* Start *

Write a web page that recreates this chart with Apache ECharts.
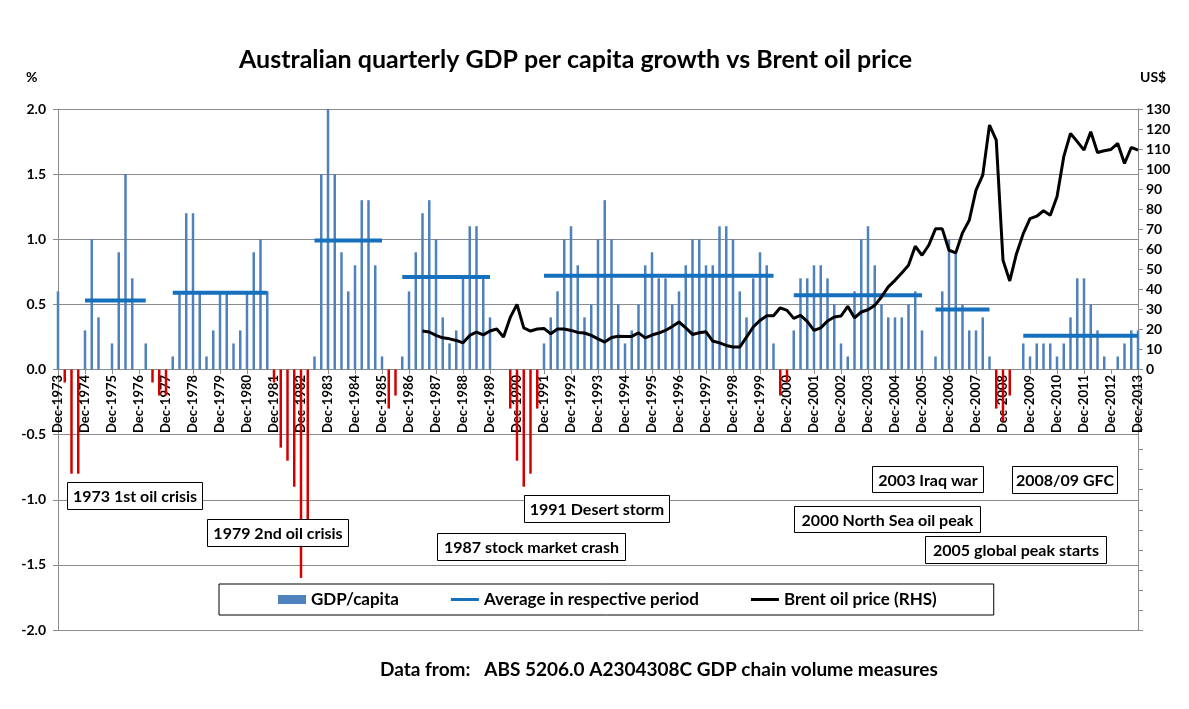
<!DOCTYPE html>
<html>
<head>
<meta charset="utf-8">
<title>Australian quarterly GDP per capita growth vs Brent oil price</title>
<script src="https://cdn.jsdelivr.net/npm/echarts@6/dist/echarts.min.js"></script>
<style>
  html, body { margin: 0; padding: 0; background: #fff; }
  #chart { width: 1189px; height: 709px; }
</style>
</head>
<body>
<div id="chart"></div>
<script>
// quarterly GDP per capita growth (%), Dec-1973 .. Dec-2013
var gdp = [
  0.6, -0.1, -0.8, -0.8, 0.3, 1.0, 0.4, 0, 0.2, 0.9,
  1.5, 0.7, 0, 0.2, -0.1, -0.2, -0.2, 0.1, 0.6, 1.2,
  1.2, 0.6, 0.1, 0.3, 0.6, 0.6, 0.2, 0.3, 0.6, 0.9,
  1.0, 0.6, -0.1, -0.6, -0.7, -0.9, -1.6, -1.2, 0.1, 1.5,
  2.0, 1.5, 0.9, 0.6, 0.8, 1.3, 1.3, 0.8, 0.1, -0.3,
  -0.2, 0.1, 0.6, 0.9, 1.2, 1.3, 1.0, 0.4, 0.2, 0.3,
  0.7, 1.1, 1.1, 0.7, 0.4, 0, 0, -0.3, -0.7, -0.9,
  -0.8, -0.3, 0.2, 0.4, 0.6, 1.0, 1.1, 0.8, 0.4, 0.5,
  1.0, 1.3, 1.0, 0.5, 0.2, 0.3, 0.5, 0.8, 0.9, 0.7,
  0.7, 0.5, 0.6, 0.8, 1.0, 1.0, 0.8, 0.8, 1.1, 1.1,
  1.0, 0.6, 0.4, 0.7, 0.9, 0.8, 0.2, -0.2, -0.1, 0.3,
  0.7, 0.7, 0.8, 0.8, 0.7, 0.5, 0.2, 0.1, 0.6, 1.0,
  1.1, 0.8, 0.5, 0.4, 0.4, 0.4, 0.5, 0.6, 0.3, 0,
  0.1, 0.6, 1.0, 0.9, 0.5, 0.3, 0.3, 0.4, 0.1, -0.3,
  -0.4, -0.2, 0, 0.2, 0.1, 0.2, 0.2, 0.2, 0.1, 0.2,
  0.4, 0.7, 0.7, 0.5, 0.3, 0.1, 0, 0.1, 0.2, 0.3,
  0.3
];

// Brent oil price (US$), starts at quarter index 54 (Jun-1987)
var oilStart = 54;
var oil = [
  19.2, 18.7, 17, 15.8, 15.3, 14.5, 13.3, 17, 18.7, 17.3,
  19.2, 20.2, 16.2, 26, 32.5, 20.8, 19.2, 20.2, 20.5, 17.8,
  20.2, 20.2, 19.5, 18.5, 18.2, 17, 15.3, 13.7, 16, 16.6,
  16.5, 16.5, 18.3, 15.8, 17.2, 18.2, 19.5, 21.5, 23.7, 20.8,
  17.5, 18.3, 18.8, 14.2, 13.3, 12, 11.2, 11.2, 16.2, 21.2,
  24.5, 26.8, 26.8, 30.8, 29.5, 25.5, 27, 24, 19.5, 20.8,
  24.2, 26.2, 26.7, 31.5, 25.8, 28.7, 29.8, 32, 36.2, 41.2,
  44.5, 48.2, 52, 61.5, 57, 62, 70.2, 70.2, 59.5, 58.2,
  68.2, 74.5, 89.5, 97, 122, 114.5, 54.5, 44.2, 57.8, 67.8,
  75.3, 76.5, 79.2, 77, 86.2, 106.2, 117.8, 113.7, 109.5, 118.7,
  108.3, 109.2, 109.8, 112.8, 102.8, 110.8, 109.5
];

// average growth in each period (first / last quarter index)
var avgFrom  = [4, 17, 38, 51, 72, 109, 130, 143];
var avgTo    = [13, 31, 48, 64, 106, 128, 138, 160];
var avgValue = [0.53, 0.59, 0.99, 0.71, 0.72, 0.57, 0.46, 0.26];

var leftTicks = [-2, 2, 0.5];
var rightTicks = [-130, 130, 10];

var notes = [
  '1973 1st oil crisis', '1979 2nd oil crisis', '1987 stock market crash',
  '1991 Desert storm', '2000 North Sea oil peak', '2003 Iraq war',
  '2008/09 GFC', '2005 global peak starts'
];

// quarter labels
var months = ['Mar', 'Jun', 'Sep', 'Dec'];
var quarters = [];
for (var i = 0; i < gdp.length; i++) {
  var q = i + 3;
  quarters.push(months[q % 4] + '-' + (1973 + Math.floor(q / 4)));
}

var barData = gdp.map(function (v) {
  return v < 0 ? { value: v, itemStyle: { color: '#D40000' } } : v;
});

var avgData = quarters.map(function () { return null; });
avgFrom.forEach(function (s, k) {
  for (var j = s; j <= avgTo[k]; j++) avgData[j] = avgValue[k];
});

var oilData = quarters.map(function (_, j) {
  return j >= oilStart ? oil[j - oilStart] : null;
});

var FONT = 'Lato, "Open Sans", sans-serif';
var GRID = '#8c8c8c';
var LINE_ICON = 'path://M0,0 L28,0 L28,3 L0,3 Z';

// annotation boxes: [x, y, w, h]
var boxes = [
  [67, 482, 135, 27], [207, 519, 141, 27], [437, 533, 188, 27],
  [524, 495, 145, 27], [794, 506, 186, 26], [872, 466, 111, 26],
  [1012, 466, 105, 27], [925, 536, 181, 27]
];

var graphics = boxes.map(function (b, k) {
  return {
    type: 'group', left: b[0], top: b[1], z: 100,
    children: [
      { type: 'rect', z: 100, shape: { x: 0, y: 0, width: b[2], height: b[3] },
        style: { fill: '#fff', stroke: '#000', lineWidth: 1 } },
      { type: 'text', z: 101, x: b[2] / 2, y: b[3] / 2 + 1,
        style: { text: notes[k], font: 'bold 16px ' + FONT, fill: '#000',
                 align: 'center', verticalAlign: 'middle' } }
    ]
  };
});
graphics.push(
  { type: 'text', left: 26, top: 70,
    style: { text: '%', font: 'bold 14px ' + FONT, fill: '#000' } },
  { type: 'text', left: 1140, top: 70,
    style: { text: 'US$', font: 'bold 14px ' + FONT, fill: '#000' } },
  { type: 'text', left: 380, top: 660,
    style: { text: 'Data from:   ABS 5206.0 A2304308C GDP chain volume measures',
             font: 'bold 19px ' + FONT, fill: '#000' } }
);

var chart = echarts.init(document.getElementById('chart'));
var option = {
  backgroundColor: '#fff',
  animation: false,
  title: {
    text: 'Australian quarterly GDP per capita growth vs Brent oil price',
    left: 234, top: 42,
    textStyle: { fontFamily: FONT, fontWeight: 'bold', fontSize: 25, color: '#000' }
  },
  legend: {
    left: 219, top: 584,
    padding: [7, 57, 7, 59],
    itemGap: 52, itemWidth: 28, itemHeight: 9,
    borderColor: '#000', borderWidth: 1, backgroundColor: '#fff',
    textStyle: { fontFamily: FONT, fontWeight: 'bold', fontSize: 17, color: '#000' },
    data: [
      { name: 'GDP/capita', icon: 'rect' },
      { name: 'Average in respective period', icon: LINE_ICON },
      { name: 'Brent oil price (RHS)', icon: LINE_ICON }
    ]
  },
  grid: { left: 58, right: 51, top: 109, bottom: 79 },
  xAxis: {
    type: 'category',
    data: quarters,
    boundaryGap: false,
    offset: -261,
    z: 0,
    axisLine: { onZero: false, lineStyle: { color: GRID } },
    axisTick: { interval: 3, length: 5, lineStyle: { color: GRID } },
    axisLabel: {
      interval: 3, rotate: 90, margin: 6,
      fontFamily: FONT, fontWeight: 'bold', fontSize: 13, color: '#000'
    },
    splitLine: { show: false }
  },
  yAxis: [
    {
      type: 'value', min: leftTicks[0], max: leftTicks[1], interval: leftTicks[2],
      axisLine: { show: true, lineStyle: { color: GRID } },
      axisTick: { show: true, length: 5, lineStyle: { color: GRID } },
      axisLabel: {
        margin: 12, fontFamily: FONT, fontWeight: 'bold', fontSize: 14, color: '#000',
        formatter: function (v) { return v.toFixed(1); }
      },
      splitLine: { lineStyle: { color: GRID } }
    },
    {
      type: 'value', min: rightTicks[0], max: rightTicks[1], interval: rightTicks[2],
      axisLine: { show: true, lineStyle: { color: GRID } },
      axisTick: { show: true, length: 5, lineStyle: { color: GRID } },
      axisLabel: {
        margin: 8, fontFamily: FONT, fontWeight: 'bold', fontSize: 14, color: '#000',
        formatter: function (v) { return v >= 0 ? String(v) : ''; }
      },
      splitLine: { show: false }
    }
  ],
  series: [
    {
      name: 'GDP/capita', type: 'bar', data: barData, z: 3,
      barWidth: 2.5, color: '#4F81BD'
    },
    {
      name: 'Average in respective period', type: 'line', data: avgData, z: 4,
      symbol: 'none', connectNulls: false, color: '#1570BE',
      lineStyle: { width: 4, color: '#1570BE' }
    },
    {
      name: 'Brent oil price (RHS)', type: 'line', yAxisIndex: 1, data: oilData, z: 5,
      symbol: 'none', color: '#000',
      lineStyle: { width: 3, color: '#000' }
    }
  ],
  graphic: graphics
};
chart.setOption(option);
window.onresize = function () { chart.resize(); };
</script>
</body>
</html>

* End *
* Start *

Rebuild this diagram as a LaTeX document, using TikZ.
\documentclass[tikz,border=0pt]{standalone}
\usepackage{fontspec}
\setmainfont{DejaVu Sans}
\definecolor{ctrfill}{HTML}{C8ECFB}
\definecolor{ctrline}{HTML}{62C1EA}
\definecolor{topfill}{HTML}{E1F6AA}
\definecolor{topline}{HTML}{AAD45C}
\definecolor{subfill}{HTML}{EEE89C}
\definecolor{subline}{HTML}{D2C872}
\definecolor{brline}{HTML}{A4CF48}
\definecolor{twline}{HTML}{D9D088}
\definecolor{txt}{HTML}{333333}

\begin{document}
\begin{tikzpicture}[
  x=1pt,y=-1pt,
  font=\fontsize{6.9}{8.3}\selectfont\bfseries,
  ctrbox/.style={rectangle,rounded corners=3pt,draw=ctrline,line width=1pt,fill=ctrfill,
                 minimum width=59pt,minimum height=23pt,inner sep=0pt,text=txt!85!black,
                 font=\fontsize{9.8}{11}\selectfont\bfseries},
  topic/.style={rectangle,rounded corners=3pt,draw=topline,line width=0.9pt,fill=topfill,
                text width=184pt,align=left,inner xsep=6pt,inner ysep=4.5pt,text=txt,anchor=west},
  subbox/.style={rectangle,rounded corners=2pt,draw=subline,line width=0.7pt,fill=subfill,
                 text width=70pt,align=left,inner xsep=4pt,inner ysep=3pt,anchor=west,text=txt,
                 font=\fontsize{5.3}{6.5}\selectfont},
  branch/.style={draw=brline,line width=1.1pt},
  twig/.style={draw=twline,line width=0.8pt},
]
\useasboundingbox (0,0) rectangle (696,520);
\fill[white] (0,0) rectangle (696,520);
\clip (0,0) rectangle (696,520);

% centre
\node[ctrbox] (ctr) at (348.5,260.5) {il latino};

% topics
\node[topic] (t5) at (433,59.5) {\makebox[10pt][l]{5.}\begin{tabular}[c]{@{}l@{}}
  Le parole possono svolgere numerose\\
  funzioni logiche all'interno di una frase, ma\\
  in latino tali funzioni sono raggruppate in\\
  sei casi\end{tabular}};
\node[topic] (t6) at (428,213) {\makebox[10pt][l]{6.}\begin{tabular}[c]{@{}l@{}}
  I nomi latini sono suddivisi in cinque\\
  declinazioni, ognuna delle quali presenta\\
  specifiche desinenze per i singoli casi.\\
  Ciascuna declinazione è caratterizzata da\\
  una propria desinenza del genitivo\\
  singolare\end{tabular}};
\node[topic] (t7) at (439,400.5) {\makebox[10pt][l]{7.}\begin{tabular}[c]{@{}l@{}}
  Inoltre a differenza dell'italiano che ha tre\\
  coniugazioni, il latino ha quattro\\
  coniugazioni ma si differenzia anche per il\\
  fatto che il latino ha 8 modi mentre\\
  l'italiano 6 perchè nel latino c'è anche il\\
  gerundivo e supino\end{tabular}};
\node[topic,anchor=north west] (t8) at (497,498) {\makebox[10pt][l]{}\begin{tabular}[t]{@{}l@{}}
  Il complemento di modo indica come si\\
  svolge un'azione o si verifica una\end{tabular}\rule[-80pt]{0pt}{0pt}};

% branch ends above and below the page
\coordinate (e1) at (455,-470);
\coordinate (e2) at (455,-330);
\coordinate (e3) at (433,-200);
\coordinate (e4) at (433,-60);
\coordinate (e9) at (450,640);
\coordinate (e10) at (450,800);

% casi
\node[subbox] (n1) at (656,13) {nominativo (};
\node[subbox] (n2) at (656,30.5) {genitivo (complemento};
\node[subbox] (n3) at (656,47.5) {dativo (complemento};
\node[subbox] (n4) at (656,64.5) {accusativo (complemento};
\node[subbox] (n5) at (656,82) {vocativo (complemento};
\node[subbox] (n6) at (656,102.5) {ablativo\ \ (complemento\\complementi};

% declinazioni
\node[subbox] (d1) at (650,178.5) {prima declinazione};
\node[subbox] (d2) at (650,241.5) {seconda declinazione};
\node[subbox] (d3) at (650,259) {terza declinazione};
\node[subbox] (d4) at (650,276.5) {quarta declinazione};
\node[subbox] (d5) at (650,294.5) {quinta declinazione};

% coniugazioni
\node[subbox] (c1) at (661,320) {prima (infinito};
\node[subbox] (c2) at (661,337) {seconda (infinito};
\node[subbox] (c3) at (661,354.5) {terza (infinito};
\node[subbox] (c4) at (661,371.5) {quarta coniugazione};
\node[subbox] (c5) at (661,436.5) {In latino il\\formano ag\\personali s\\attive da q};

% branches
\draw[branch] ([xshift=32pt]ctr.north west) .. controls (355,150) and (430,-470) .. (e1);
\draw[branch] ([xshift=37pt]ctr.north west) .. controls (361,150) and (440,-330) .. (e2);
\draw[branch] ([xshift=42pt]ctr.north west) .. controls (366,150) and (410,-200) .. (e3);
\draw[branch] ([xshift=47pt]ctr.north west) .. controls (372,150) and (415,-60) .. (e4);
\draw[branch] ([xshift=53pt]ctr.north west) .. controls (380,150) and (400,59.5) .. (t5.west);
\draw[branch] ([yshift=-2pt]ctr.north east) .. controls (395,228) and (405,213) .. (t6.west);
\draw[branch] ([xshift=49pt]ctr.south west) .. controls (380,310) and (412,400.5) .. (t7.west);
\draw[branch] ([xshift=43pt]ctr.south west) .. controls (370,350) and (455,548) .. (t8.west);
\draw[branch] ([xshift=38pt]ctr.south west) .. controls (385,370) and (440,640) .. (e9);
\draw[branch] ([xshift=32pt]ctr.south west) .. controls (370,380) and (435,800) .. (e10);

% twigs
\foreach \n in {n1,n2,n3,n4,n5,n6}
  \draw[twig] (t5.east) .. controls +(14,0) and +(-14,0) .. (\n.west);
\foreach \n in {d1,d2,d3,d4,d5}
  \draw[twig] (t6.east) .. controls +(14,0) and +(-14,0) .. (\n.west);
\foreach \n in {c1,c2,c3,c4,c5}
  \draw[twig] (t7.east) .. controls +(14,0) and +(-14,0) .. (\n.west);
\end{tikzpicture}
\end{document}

* End *
* Start *

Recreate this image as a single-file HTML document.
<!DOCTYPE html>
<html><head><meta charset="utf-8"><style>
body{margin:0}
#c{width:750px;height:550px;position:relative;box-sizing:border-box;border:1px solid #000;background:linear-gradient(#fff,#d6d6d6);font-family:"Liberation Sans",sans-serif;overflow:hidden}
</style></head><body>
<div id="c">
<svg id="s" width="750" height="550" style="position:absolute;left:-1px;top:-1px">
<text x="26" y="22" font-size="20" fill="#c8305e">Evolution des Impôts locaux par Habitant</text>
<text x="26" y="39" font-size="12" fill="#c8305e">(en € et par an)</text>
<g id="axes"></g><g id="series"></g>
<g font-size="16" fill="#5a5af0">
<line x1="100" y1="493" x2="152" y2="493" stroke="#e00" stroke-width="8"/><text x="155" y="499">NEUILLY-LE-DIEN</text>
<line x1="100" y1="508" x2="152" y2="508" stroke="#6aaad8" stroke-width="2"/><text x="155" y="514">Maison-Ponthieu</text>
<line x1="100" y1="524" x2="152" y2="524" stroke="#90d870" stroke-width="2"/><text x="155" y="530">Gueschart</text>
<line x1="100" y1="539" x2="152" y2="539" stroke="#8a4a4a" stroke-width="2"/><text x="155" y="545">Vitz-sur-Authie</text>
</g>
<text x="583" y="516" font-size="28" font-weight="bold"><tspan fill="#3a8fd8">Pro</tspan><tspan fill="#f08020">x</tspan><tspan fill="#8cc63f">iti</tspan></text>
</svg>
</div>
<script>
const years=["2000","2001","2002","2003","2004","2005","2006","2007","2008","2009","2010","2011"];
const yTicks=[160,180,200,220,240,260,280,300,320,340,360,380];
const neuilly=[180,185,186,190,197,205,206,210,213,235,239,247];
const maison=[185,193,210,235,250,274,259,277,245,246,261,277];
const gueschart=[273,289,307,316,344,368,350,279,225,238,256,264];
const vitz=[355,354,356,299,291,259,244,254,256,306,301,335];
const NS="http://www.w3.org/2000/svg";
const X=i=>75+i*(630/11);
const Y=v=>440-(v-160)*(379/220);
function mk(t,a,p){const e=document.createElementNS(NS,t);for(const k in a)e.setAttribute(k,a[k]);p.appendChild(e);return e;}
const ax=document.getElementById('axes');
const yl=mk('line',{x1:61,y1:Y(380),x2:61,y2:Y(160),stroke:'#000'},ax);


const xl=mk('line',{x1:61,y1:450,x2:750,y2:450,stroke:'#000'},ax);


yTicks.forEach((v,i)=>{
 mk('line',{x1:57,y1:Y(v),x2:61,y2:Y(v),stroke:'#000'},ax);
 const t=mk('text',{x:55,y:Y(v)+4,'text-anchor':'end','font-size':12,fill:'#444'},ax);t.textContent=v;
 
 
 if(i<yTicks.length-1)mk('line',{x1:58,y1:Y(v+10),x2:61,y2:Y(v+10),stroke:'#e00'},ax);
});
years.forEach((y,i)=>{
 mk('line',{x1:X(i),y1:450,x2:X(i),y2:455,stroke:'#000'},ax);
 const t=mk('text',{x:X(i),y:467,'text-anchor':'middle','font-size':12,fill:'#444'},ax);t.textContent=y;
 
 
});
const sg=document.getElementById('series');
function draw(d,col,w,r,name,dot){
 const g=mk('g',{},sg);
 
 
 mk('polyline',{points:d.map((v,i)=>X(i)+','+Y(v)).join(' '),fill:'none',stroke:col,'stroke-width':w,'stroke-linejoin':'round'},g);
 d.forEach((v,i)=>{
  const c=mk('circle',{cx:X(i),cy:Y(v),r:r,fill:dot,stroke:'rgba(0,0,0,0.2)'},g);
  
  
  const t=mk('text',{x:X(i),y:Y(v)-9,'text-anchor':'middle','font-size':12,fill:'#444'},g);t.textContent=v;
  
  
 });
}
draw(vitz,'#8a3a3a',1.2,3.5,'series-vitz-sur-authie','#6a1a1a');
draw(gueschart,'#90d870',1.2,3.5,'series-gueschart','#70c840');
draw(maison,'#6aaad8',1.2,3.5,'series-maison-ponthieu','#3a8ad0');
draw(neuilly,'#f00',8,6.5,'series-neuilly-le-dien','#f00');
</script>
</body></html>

* End *

Of the lines in the material, how many hold the word "page"? Reply with the number only.

◆ THE OUTPUT ◆
2